▶ [Your objective]: Stop at the line containing "XAxis, YAxis, ReferenceLine": repeat exactly every line of the entries below from the first up to it, plus that line, with pictures omitted.

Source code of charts
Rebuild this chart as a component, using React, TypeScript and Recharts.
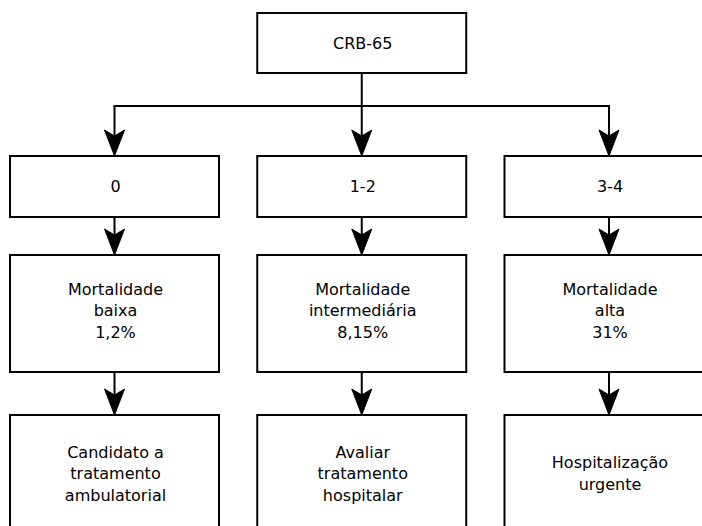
import React from "react";
import { ScatterChart, Scatter, XAxis, YAxis, ReferenceLine } from "recharts";

// ---- content ----
const rootLabel = ["CRB-65"];
const scoreLabels = ["0", "1-2", "3-4"];
const mortalityLabels = [
  ["Mortalidade", "baixa", "1,2%"],
  ["Mortalidade", "intermediária", "8,15%"],
  ["Mortalidade", "alta", "31%"],
];
const actionLabels = [
  ["Candidato a", "tratamento", "ambulatorial"],
  ["Avaliar", "tratamento", "hospitalar"],
  ["Hospitalização", "urgente"],
];

// ---- layout / style ----
const W = 702;
const H = 526;
const COL0 = 114.5;
const COL_STEP = 247.25;
const LEVEL_TOP = [13, 156, 255, 415];
const LEVEL_H = [60, 61, 117, 117];
const BUS_Y = 106;
const BOX_W = 209;
const LINE_H = 21.5;
const FONT = "'DejaVu Sans', sans-serif";
const FONT_SIZE = 16;
const ARROW_L = 26;
const ARROW_W = 10;
const TEXT_DY = [0, 0, -3, 0];

type Node = { col: number; level: number; lines: string[]; y: number };

const nodes: Node[] = [
  { col: 1, level: 0, lines: rootLabel },
  ...scoreLabels.map((s, i) => ({ col: i, level: 1, lines: [s] })),
  ...mortalityLabels.map((l, i) => ({ col: i, level: 2, lines: l })),
  ...actionLabels.map((l, i) => ({ col: i, level: 3, lines: l })),
].map((n) => ({ ...n, y: LEVEL_TOP[n.level] }));

const NodeShape = (props: any) => {
  const { cx, cy, payload } = props;
  const lvl: number = payload.level;
  const h = LEVEL_H[lvl];
  const lines: string[] = payload.lines;
  const midY = cy + h / 2 + TEXT_DY[lvl];
  let incoming: React.ReactNode = null;
  if (lvl > 0) {
    const fromY =
      lvl === 1 ? cy - (LEVEL_TOP[1] - BUS_Y) : cy - (LEVEL_TOP[lvl] - (LEVEL_TOP[lvl - 1] + LEVEL_H[lvl - 1]));
    incoming = (
      <g>
        <line x1={cx} y1={fromY} x2={cx} y2={cy - ARROW_L + 6} stroke="#000" strokeWidth={2} />
        <path
          d={`M${cx},${cy} L${cx - ARROW_W},${cy - ARROW_L} L${cx},${cy - ARROW_L + 6} L${cx + ARROW_W},${cy - ARROW_L} Z`}
          fill="#000"
          stroke="#000"
          strokeWidth={1}
          strokeLinejoin="miter"
        />
      </g>
    );
  }
  let stem: React.ReactNode = null;
  if (lvl === 0) {
    stem = <line x1={cx} y1={cy + h} x2={cx} y2={BUS_Y + (cy - LEVEL_TOP[0])} stroke="#000" strokeWidth={2} />;
  }
  return (
    <g>
      {incoming}
      {stem}
      <rect x={cx - BOX_W / 2} y={cy} width={BOX_W} height={h} fill="#fff" stroke="#000" strokeWidth={2} />
      <text
        x={cx}
        textAnchor="middle"
        fontFamily={FONT}
        fontSize={FONT_SIZE}
        fill="#000"
      >
        {lines.map((t, i) => (
          <tspan key={i} x={cx + 1} y={midY + (i - (lines.length - 1) / 2) * LINE_H} dominantBaseline="central">
            {t}
          </tspan>
        ))}
      </text>
    </g>
  );
};

export default function App() {
  return (
    <div style={{ position: "absolute", left: 0, top: 0, width: W, height: H, background: "#fff" }}>
      <ScatterChart width={W} height={H} margin={{ top: 0, right: 0, bottom: 0, left: 0 }}>
        <XAxis
          type="number"
          dataKey="col"
          hide
          domain={[-COL0 / COL_STEP, (W - COL0) / COL_STEP]}
          allowDataOverflow
        />
        <YAxis type="number" dataKey="y" hide reversed domain={[0, H]} width={0} allowDataOverflow />
        <ReferenceLine
          segment={[
            { x: 0, y: BUS_Y },
            { x: 2, y: BUS_Y },
          ]}
          stroke="#000"
          strokeWidth={2}
          strokeLinecap="square"
        />
        <Scatter data={nodes} shape={NodeShape} isAnimationActive={false} />
      </ScatterChart>
    </div>
  );
}
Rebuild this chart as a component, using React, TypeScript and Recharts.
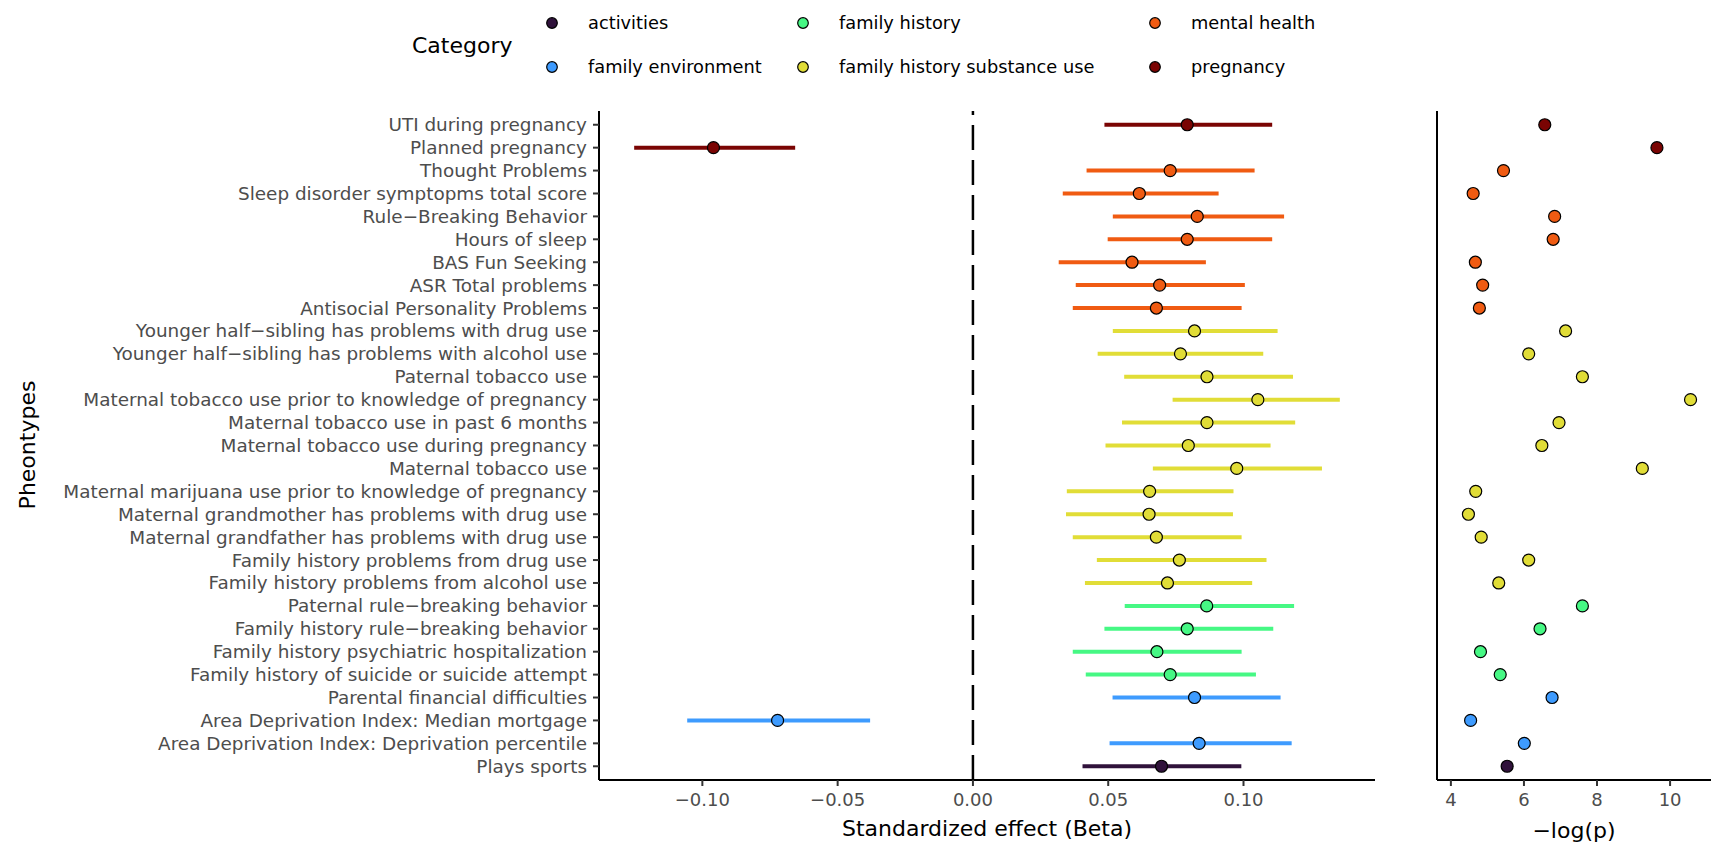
import { ScatterChart, Scatter, XAxis, YAxis, ErrorBar, ReferenceLine } from 'recharts';

const phenotypes = [
  'UTI during pregnancy',
  'Planned pregnancy',
  'Thought Problems',
  'Sleep disorder symptopms total score',
  'Rule\u2212Breaking Behavior',
  'Hours of sleep',
  'BAS Fun Seeking',
  'ASR Total problems',
  'Antisocial Personality Problems',
  'Younger half\u2212sibling has problems with drug use',
  'Younger half\u2212sibling has problems with alcohol use',
  'Paternal tobacco use',
  'Maternal tobacco use prior to knowledge of pregnancy',
  'Maternal tobacco use in past 6 months',
  'Maternal tobacco use during pregnancy',
  'Maternal tobacco use',
  'Maternal marijuana use prior to knowledge of pregnancy',
  'Maternal grandmother has problems with drug use',
  'Maternal grandfather has problems with drug use',
  'Family history problems from drug use',
  'Family history problems from alcohol  use',
  'Paternal rule\u2212breaking behavior',
  'Family history rule\u2212breaking behavior',
  'Family history psychiatric hospitalization',
  'Family history of suicide or suicide attempt',
  'Parental financial difficulties',
  'Area Deprivation Index: Median mortgage',
  'Area Deprivation Index: Deprivation percentile',
  'Plays sports',
];

const rowCategory = [
  'pregnancy', 'pregnancy',
  'mental health', 'mental health', 'mental health', 'mental health',
  'mental health', 'mental health', 'mental health',
  'family history substance use', 'family history substance use', 'family history substance use',
  'family history substance use', 'family history substance use', 'family history substance use',
  'family history substance use', 'family history substance use', 'family history substance use',
  'family history substance use', 'family history substance use', 'family history substance use',
  'family history', 'family history', 'family history', 'family history',
  'family environment', 'family environment', 'family environment',
  'activities',
];

const beta = [
  0.0792, -0.0959, 0.0729, 0.0615, 0.0829, 0.0792, 0.0588, 0.069, 0.0678,
  0.0819, 0.0767, 0.0865, 0.1053, 0.0865, 0.0796, 0.0975, 0.0653, 0.0651,
  0.0678, 0.0763, 0.0719, 0.0864, 0.0792, 0.068, 0.0729, 0.0819, -0.0722,
  0.0836, 0.0697,
];

const betaLow = [
  0.0486, -0.1252, 0.042, 0.0332, 0.0517, 0.0498, 0.0317, 0.038, 0.0369,
  0.0517, 0.0461, 0.0559, 0.0738, 0.0551, 0.049, 0.0665, 0.0347, 0.0344,
  0.0369, 0.0458, 0.0414, 0.0561, 0.0486, 0.0369, 0.0417, 0.0516, -0.1056,
  0.0505, 0.0405,
];

const betaHigh = [
  0.1106, -0.0657, 0.1041, 0.0908, 0.115, 0.1106, 0.0861, 0.1005, 0.0993,
  0.1126, 0.1073, 0.1183, 0.1356, 0.1191, 0.11, 0.129, 0.0963, 0.0961,
  0.0993, 0.1085, 0.1032, 0.1187, 0.111, 0.0993, 0.1046, 0.1137, -0.038,
  0.1178, 0.0992,
];

const negLogP = [
  6.57, 9.64, 5.44, 4.61, 6.84, 6.8, 4.67, 4.87, 4.78,
  7.14, 6.13, 7.6, 10.56, 6.96, 6.49, 9.24, 4.68, 4.48,
  4.83, 6.13, 5.31, 7.6, 6.44, 4.81, 5.35, 6.77, 4.54,
  6.01, 5.54,
];

const categories = [
  'activities',
  'family environment',
  'family history',
  'family history substance use',
  'mental health',
  'pregnancy',
];

const categoryColors = ['#30123B', '#3E9BFE', '#46F884', '#E1DD37', '#F05B12', '#7A0403'];

const betaTicks = [-0.1, -0.05, 0, 0.05, 0.1];
const pTicks = [4, 6, 8, 10];

const rows = phenotypes.map((name, i) => ({
  name,
  y: i,
  category: rowCategory[i],
  beta: beta[i],
  err: [beta[i] - betaLow[i], betaHigh[i] - beta[i]],
  logp: negLogP[i],
}));

const rowIndex = phenotypes.map((_, i) => i);

const FONT = '"DejaVu Sans", sans-serif';
const TEXT_GREY = '#4D4D4D';

const fmtBeta = (v: number) => v.toFixed(2).replace('-', '\u2212');

function Dot(props: any) {
  const { cx, cy, fill } = props;
  return <circle cx={cx} cy={cy} r={6} fill={fill} stroke="#000" strokeWidth={1.2} />;
}

function RowLabel(props: any) {
  const { x, y, payload } = props;
  return (
    <text x={x} y={y} dy="0.355em" textAnchor="end" fill={TEXT_GREY} fontSize={18.4} fontFamily={FONT}>
      {phenotypes[payload.value]}
    </text>
  );
}

const tickStyle = { fill: TEXT_GREY, fontSize: 18, fontFamily: FONT };
const axisLine = { stroke: '#000', strokeWidth: 2 };
const tickLine = { stroke: '#333', strokeWidth: 2 };

function EffectPanel() {
  return (
    <ScatterChart width={1390} height={843} margin={{ top: 111, right: 15, bottom: 33, left: 0 }}>
      <XAxis
        type="number"
        dataKey="beta"
        domain={[-0.1382, 0.1486]}
        allowDataOverflow
        ticks={betaTicks}
        tickFormatter={fmtBeta}
        height={30}
        tickSize={6}
        tickMargin={7}
        tick={tickStyle}
        axisLine={axisLine}
        tickLine={tickLine}
      />
      <YAxis
        type="number"
        dataKey="y"
        domain={[-0.6, 28.6]}
        allowDataOverflow
        reversed
        ticks={rowIndex}
        interval={0}
        width={599}
        tickSize={6}
        tickMargin={6}
        tick={<RowLabel />}
        axisLine={axisLine}
        tickLine={tickLine}
      />
      <ReferenceLine x={0} stroke="#000" strokeWidth={2.5} strokeDasharray="25 10" />
      {categories.map((cat, ci) => (
        <Scatter
          key={cat}
          data={rows.filter((r) => r.category === cat)}
          fill={categoryColors[ci]}
          shape={<Dot />}
          isAnimationActive={false}
        >
          <ErrorBar
            dataKey="err"
            direction="x"
            width={0}
            stroke={categoryColors[ci]}
            strokeWidth={4}
            isAnimationActive={false}
          />
        </Scatter>
      ))}
    </ScatterChart>
  );
}

function PValuePanel() {
  return (
    <ScatterChart width={321} height={843} margin={{ top: 111, right: 0, bottom: 33, left: 0 }}>
      <XAxis
        type="number"
        dataKey="logp"
        domain={[3.62, 11.12]}
        allowDataOverflow
        ticks={pTicks}
        height={30}
        tickSize={6}
        tickMargin={7}
        tick={tickStyle}
        axisLine={axisLine}
        tickLine={tickLine}
      />
      <YAxis
        type="number"
        dataKey="y"
        domain={[-0.6, 28.6]}
        allowDataOverflow
        reversed
        ticks={rowIndex}
        interval={0}
        width={47}
        tickSize={6}
        tick={false}
        axisLine={axisLine}
        tickLine={tickLine}
      />
      {categories.map((cat, ci) => (
        <Scatter
          key={cat}
          data={rows.filter((r) => r.category === cat)}
          fill={categoryColors[ci]}
          shape={<Dot />}
          isAnimationActive={false}
        />
      ))}
    </ScatterChart>
  );
}

// legend is column-major, 2 rows x 3 columns like ggplot's guide
const legendColX = [552, 803, 1155];
const legendRowY = [23, 67];

function Overlay() {
  return (
    <svg width={1711} height={843} style={{ position: 'absolute', left: 0, top: 0, pointerEvents: 'none' }}>
      <text x={412} y={45} dy="0.355em" fontSize={22} fontFamily={FONT} fill="#000">
        Category
      </text>
      {categories.map((cat, i) => {
        const x = legendColX[Math.floor(i / 2)];
        const y = legendRowY[i % 2];
        return (
          <g key={cat}>
            <circle cx={x} cy={y} r={5.3} fill={categoryColors[i]} stroke="#000" strokeWidth={1.2} />
            <text x={x + 36} y={y} dy="0.355em" fontSize={17.8} fontFamily={FONT} fill="#000">
              {cat}
            </text>
          </g>
        );
      })}
      <text
        x={27}
        y={445}
        transform="rotate(-90 27 445)"
        textAnchor="middle"
        dy="0.355em"
        fontSize={22}
        fontFamily={FONT}
        fill="#000"
      >
        Pheontypes
      </text>
      <text x={987} y={828} dy="0.355em" textAnchor="middle" fontSize={22} fontFamily={FONT} fill="#000">
        Standardized effect (Beta)
      </text>
      <text x={1574} y={830} dy="0.355em" textAnchor="middle" fontSize={22} fontFamily={FONT} fill="#000">
        {'\u2212log(p)'}
      </text>
    </svg>
  );
}

export default function App() {
  return (
    <div style={{ position: 'absolute', left: 0, top: 0, width: 1711, height: 843, background: '#fff' }}>
      <div style={{ position: 'absolute', left: 0, top: 0 }}>
        <EffectPanel />
      </div>
      <div style={{ position: 'absolute', left: 1390, top: 0 }}>
        <PValuePanel />
      </div>
      <Overlay />
    </div>
  );
}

▶ [Exercise output]:
Rebuild this chart as a component, using React, TypeScript and Recharts.
import React from "react";
import { ScatterChart, Scatter, XAxis, YAxis, ReferenceLine } from "recharts";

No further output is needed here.